**Challenge:**
Can you set down, exactly as they appear below, the lines from the opening of the material through the one bearing "font=\sharesize] (testshare) at", minus the pictures?
--- Begin Supplied data ---
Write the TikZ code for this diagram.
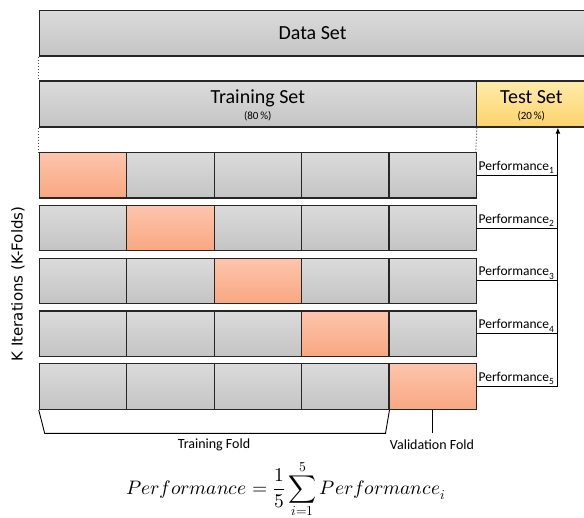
\documentclass[tikz,border=0pt]{standalone}
\usepackage{fontspec}
\usepackage{unicode-math}
\setmainfont{Carlito}
\setmathfont{Latin Modern Math}
\newfontfamily\axisfont{DejaVu Sans}
\usetikzlibrary{calc,arrows.meta}

\definecolor{greytop}{HTML}{DBDBDB}
\definecolor{greybot}{HTML}{C4C4C4}
\definecolor{foldtop}{HTML}{FDC5AD}
\definecolor{foldbot}{HTML}{F9A781}
\definecolor{testtop}{HTML}{FEEBAB}
\definecolor{testbot}{HTML}{FDD36C}
\definecolor{edge}{HTML}{262626}

\newcommand\perfsize{\fontsize{13.5}{16}\selectfont}
\newcommand\titlesize{\fontsize{20}{24}\selectfont}
\newcommand\sharesize{\fontsize{11}{13}\selectfont}

\tikzset{
	box/.style={draw=edge, line width=1.2pt, inner sep=0pt, anchor=north west, minimum height=45.5pt},
	greyfold/.style={box, top color=greytop, bottom color=greybot, minimum width=87.4pt},
	valfold/.style={box, top color=foldtop, bottom color=foldbot, minimum width=87.4pt},
	perf/.style={anchor=south west, inner sep=1.5pt, font=\perfsize},
	wire/.style={draw=black, line width=0.9pt},
	gap/.style={dotted, draw=black!70, line width=1pt},
}

\begin{document}
\begin{tikzpicture}[x=1pt, y=-1pt]
			%%%%% START %%%%%
			\useasboundingbox (0,0) rectangle (584,518);
			
			% whole set and the split
			\node[box, top color=greytop, bottom color=greybot, minimum width=546.5pt, font=\titlesize] (data) at (38.7, 10) {Data Set};
			\node[box, top color=greytop, bottom color=greybot, minimum width=437pt, minimum height=46pt] (train) at (38.7, 80.5) {};
			\node[box, top color=testtop, bottom color=testbot, minimum width=110pt, minimum height=46pt] (test) at (475.7, 80.5) {};
			
			\node[anchor=base, font=\titlesize] (trainname) at ($(train.north)+(0, 23.5)$) {Training Set};
			\node[anchor=base, font=\sharesize] (trainshare) at ($(train.north)+(0, 39.5)$) {(80\,\%)};
			\node[anchor=base, font=\titlesize] (testname) at ($(test.north)+(0, 23.5)$) {Test Set};
			\node[anchor=base, font=\sharesize] (testshare) at ($(test.north)+(0, 39.5)$) {(20\,\%)};
			
			\draw[gap] (data.south west) -- (train.north west);
			\draw[gap] (train.south west) -- (38.7, 152);
			\draw[gap] (train.south east) -- (475.7, 152);
			
			% iteration 1
			\node[valfold] (r1c1) at (38.7, 152) {};
			\node[greyfold] (r1c2) at (126.1, 152) {};
			\node[greyfold] (r1c3) at (213.5, 152) {};
			\node[greyfold] (r1c4) at (300.9, 152) {};
			\node[greyfold] (r1c5) at (388.3, 152) {};
			
			% iteration 2
			\node[greyfold] (r2c1) at (38.7, 204.8) {};
			\node[valfold] (r2c2) at (126.1, 204.8) {};
			\node[greyfold] (r2c3) at (213.5, 204.8) {};
			\node[greyfold] (r2c4) at (300.9, 204.8) {};
			\node[greyfold] (r2c5) at (388.3, 204.8) {};
			
			% iteration 3
			\node[greyfold] (r3c1) at (38.7, 257.6) {};
			\node[greyfold] (r3c2) at (126.1, 257.6) {};
			\node[valfold] (r3c3) at (213.5, 257.6) {};
			\node[greyfold] (r3c4) at (300.9, 257.6) {};
			\node[greyfold] (r3c5) at (388.3, 257.6) {};
			
			% iteration 4
			\node[greyfold] (r4c1) at (38.7, 310.4) {};
			\node[greyfold] (r4c2) at (126.1, 310.4) {};
			\node[greyfold] (r4c3) at (213.5, 310.4) {};
			\node[valfold] (r4c4) at (300.9, 310.4) {};
			\node[greyfold] (r4c5) at (388.3, 310.4) {};
			
			% iteration 5
			\node[greyfold] (r5c1) at (38.7, 363.2) {};
			\node[greyfold] (r5c2) at (126.1, 363.2) {};
			\node[greyfold] (r5c3) at (213.5, 363.2) {};
			\node[greyfold] (r5c4) at (300.9, 363.2) {};
			\node[valfold] (r5c5) at (388.3, 363.2) {};
			
			% scores collected into the test set
			\coordinate (rail) at ($(r5c5.east)+(81,0)$);
			
			\node[perf] (p1) at (r1c5.east) {Performance\textsubscript{1}};
			\node[perf] (p2) at (r2c5.east) {Performance\textsubscript{2}};
			\node[perf] (p3) at (r3c5.east) {Performance\textsubscript{3}};
			\node[perf] (p4) at (r4c5.east) {Performance\textsubscript{4}};
			\node[perf] (p5) at (r5c5.east) {Performance\textsubscript{5}};
			
			\draw[wire] (r1c5.east) -- (r1c5.east -| rail);
			\draw[wire] (r2c5.east) -- (r2c5.east -| rail);
			\draw[wire] (r3c5.east) -- (r3c5.east -| rail);
			\draw[wire] (r4c5.east) -- (r4c5.east -| rail);
			\draw[wire] (r5c5.east) -- (rail);
			\draw[wire, -{Latex[length=6pt, width=5pt]}] (rail) -- (rail |- test.south);
			
			% fold labels
			\draw[wire] (r5c1.south west) -- ++(6, 23.5) -- ($(r5c4.south east)+(-4, 23.5)$) -- (r5c4.south east);
			\draw[wire] (r5c5.south) -- ++(0, 23.5);
			
			\node[font=\fontsize{14}{16}\selectfont] (trainfold) at (214, 445) {Training Fold};
			\node[font=\fontsize{14}{16}\selectfont] (valid) at (432, 445) {Validation Fold};
			
			\node[font=\axisfont\fontsize{15}{18}\selectfont, rotate=90] (kfolds) at (18, 284) {K Iterations (K-Folds)};
			
			\node[font=\fontsize{19.5}{23}\selectfont] (avg) at (286, 489) {$\displaystyle Performance = \frac{1}{5}\sum_{i=1}^{5} Performance_i$};
			
			%%%%% END %%%%%
\end{tikzpicture}
\end{document}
--- End Supplied data ---
**Output for this task:**
Write the TikZ code for this diagram.
\documentclass[tikz,border=0pt]{standalone}
\usepackage{fontspec}
\usepackage{unicode-math}
\setmainfont{Carlito}
\setmathfont{Latin Modern Math}
\newfontfamily\axisfont{DejaVu Sans}
\usetikzlibrary{calc,arrows.meta}

\definecolor{greytop}{HTML}{DBDBDB}
\definecolor{greybot}{HTML}{C4C4C4}
\definecolor{foldtop}{HTML}{FDC5AD}
\definecolor{foldbot}{HTML}{F9A781}
\definecolor{testtop}{HTML}{FEEBAB}
\definecolor{testbot}{HTML}{FDD36C}
\definecolor{edge}{HTML}{262626}

\newcommand\perfsize{\fontsize{13.5}{16}\selectfont}
\newcommand\titlesize{\fontsize{20}{24}\selectfont}
\newcommand\sharesize{\fontsize{11}{13}\selectfont}

\tikzset{
	box/.style={draw=edge, line width=1.2pt, inner sep=0pt, anchor=north west, minimum height=45.5pt},
	greyfold/.style={box, top color=greytop, bottom color=greybot, minimum width=87.4pt},
	valfold/.style={box, top color=foldtop, bottom color=foldbot, minimum width=87.4pt},
	perf/.style={anchor=south west, inner sep=1.5pt, font=\perfsize},
	wire/.style={draw=black, line width=0.9pt},
	gap/.style={dotted, draw=black!70, line width=1pt},
}

\begin{document}
\begin{tikzpicture}[x=1pt, y=-1pt]
			%%%%% START %%%%%
			\useasboundingbox (0,0) rectangle (584,518);
			
			% whole set and the split
			\node[box, top color=greytop, bottom color=greybot, minimum width=546.5pt, font=\titlesize] (data) at (38.7, 10) {Data Set};
			\node[box, top color=greytop, bottom color=greybot, minimum width=437pt, minimum height=46pt] (train) at (38.7, 80.5) {};
			\node[box, top color=testtop, bottom color=testbot, minimum width=110pt, minimum height=46pt] (test) at (475.7, 80.5) {};
			
			\node[anchor=base, font=\titlesize] (trainname) at ($(train.north)+(0, 23.5)$) {Training Set};
			\node[anchor=base, font=\sharesize] (trainshare) at ($(train.north)+(0, 39.5)$) {(80\,\%)};
			\node[anchor=base, font=\titlesize] (testname) at ($(test.north)+(0, 23.5)$) {Test Set};
			\node[anchor=base, font=\sharesize] (testshare) at ($(test.north)+(0, 39.5)$) {(20\,\%)};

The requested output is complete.